Google has pushed Android 17 Beta 2 to testers, extending access to Pixel 6 and newer phones, the company’s foldables, and Pixel Tablet. The new build stays focused on privacy, large-screen ergonomics, and developer polish, while inching the platform closer to its stability milestone.
Early adopters will find a mix of visible tweaks and behind-the-scenes refinement. The headline additions spotlight how Google wants apps to safely interact with on-screen content, scale better on bigger displays, and request user data more responsibly.

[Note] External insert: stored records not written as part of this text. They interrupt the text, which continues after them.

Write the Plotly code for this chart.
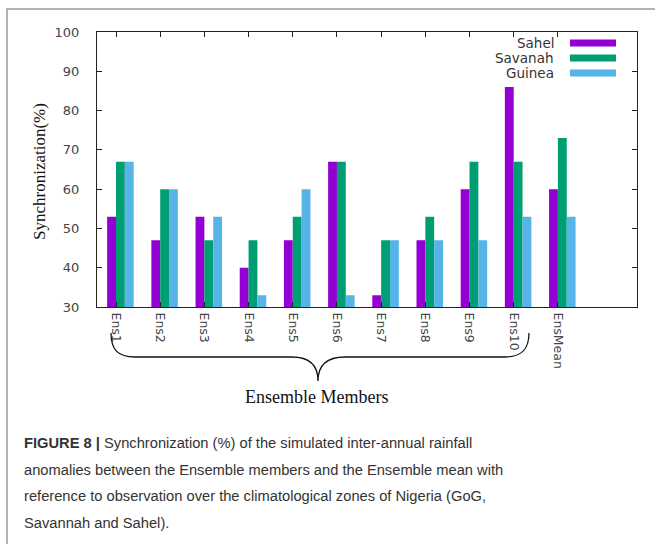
import plotly.graph_objects as go

categories = ["Ens1", "Ens2", "Ens3", "Ens4", "Ens5", "Ens6", "Ens7", "Ens8", "Ens9", "Ens10", "EnsMean"]
sahel = [53, 47, 53, 40, 47, 67, 33, 47, 60, 86, 60]
savanah = [67, 60, 47, 47, 53, 67, 47, 53, 67, 67, 73]
guinea = [67, 60, 53, 33, 60, 33, 47, 47, 47, 53, 53]
series_names = ["Sahel", "Savanah", "Guinea"]
colors = ["#9400D3", "#009E73", "#56B4E9"]
y_ticks = [30, 40, 50, 60, 70, 80, 90, 100]

W, H = 655, 544
L, R, T, B = 97, 637, 32, 307


def px(x):
    return (x - L) / (R - L)


def py(y):
    return (B - y) / (B - T)


xs = list(range(len(categories)))
fig = go.Figure()
offsets = [-0.2, 0.0, 0.2]
for name, vals, col, off in zip(series_names, [sahel, savanah, guinea], colors, offsets):
    fig.add_trace(go.Bar(x=xs, y=vals, name=name, marker=dict(color=col, line=dict(width=0)),
                         width=0.2, offset=off, showlegend=False))

axis_common = dict(showline=True, linecolor="#222", linewidth=1, mirror="ticks",
                   ticks="inside", ticklen=5, tickcolor="#222", showgrid=False, zeroline=False)
tick_font = "DejaVu Sans, Verdana, sans-serif"

fig.update_layout(
    width=W, height=H,
    margin=dict(l=L, r=W - R, t=T, b=H - B, pad=0),
    paper_bgcolor="white", plot_bgcolor="white",
    barmode="overlay",
    xaxis=dict(range=[-0.43, 11.79], tickmode="array", tickvals=xs, ticktext=categories,
               tickangle=90, tickfont=dict(family=tick_font, size=12.5, color="#444"),
               ticklabelstandoff=2, **axis_common),
    yaxis=dict(range=[30, 100], tickmode="array", tickvals=y_ticks,
               tickfont=dict(family=tick_font, size=13, color="#444"),
               ticklabelstandoff=14, **axis_common),
)

# y-axis title
fig.add_annotation(text="Synchronization(%)", x=px(40), y=py(172), xref="paper", yref="paper",
                   textangle=-90, showarrow=False, xanchor="center", yanchor="middle",
                   font=dict(family="Liberation Serif, Times New Roman, serif", size=17, color="#111"))

# legend (gnuplot style: text right, swatch)
for i, (name, col) in enumerate(zip(series_names, colors)):
    yy = 43 + i * 15
    fig.add_annotation(text=name, x=px(556), y=py(yy), xref="paper", yref="paper",
                       showarrow=False, xanchor="right", yanchor="middle",
                       font=dict(family=tick_font, size=13.5, color="#333"))
    fig.add_shape(type="rect", xref="paper", yref="paper", x0=px(570), x1=px(616),
                  y0=py(yy - 3.5), y1=py(yy + 3.5), fillcolor=col, line=dict(width=0))

# curly brace
pts = [("M", [(111, 333)]), ("C", [(111, 350), (118, 357), (135, 357)]), ("L", [(292, 357)]),
       ("C", [(310, 357), (318, 366), (318, 381)]), ("C", [(318, 366), (326, 357), (345, 357)]),
       ("L", [(505, 357)]), ("C", [(521, 357), (529, 350), (529, 333)])]
path = " ".join(c + " " + " ".join(f"{px(a):.5f},{py(b):.5f}" for a, b in p) for c, p in pts)
fig.add_shape(type="path", path=path, xref="paper", yref="paper", line=dict(color="#111", width=1.3))

fig.add_annotation(text="Ensemble Members", x=px(316), y=py(397), xref="paper", yref="paper",
                   showarrow=False, xanchor="center", yanchor="middle",
                   font=dict(family="Liberation Serif, Times New Roman, serif", size=18, color="#111"))

# page border
fig.add_shape(type="rect", xref="paper", yref="paper", x0=px(7), x1=px(700), y0=py(9), y1=py(600),
              line=dict(color="#999", width=1.5), layer="below")

caption = ["<b>FIGURE 8 |</b> Synchronization (%) of the simulated inter-annual rainfall",
           "anomalies between the Ensemble members and the Ensemble mean with",
           "reference to observation over the climatological zones of Nigeria (GoG,",
           "Savannah and Sahel)."]
for i, line in enumerate(caption):
    fig.add_annotation(text=line, x=px(22), y=py(443 + i * 26.5), xref="paper", yref="paper",
                       showarrow=False, xanchor="left", yanchor="middle",
                       font=dict(family="Liberation Sans, Arial, sans-serif", size=14.7, color="#333"))

fig.write_html("out.html", config={"displayModeBar": False},
               post_script="document.body.style.margin='0';document.body.style.overflow='hidden';")
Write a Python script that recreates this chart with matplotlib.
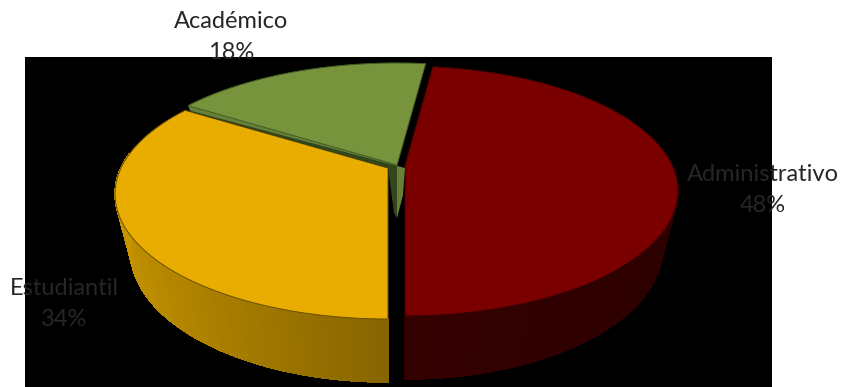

What’s New in Android 17 Beta 2: Key Changes and Additions
EyeDropper API: Android 17 introduces a system-mediated way for apps to sample colors from what the user sees without exposing unrelated content or app data. Instead of the old workaround—screenshotting or using insecure overlays—developers get a sanctioned picker that returns a precise color value from a user-selected pixel. This aligns with Google’s broader push for “safe by default” APIs discussed by Android’s privacy team, echoing recent momentum behind permissionless pickers.
New Bubbles windowing mode: Built with large screens in mind, Bubbles gives apps a lightweight, floating window experience that’s more ergonomic than full split-screen. Think quick-reply messaging, calculators, or note snippets that stay on top while you work elsewhere. With more foldables entering the market, Google is clearly tightening its large-screen story so multitasking feels native rather than bolted on.
Contacts Picker: Following the well-received system Photo Picker, Android 17 expands the model to contacts. Apps can request a single contact—or a small set—via a system UI without acquiring blanket access to your entire address book. Security engineers have long pointed to scoped, user-driven pickers as a way to cut data over-collection, and this is a logical next step.
Under-the-hood polish: Beta 2 refines touchpad behavior and gestures for tablets and keyboard-first setups, improves time zone handling through the modular tzdata pipeline, and tightens input responsiveness. These are small on their own but reduce friction across productivity apps, remote desktops, and creative tools that depend on precise pointer input and reliable system time.
Eligible Devices and How to Install Android 17 Beta 2
Pixel 6 and newer phones, Google’s foldables, and Pixel Tablet are currently supported. Enrolled devices receive an over-the-air update through the beta channel; power users can also use the Android Flash Tool to install manually. As always with pre-release software, back up important data and expect app compatibility hiccups, shorter battery life, and occasional UI quirks.
If you hit an issue, Google’s Feedback app and the public issue tracker remain the fastest channels for signal. Repro steps and device logs help engineers triage, and historically, early beta builds see rapid turnaround on high-impact bugs flagged by the community.
Why Developers Should Care About Android 17 Beta 2
Beta 2 is the point where APIs start to feel closer to their final shape. Teams building design tools, note apps, and creative utilities can begin wiring up EyeDropper flows without privacy workarounds. Productivity and messaging apps targeting tablets and foldables can experiment with Bubbles to keep quick tasks in reach without forcing full multi-window complexity.
The Contacts Picker is a practical win for trust: apps can complete common onboarding and invite flows while avoiding verbose disclosures and heavy permissions. Expect store reviewers and privacy advocates to look favorably on apps that adopt these scoped pickers, similar to the reception for the Photo Picker.
Finally, improved touchpad support is a quality-of-life lift for desktop-style Android use. Apps that implement proper pointer affordances—hover states, context menus, and reliable hit targets—tend to score better in user ratings on large screens. Testing pointer input is no longer optional for teams who care about tablets and foldables.
What to Watch Next as Android 17 Nears Platform Stability
With platform stability on the horizon, developers should prioritize SDK targeting, regression testing, and adoption of the new pickers to reduce permission prompts. Hardware partners are also expanding beta access beyond first-party devices, so expect broader OEM participation as builds harden.
Beta 2 may not overhaul the UI, but it meaningfully advances Android’s privacy posture and large-screen usability. For users on Pixels, it’s a solid step forward; for developers, it’s the cue to turn experiments into shippable features.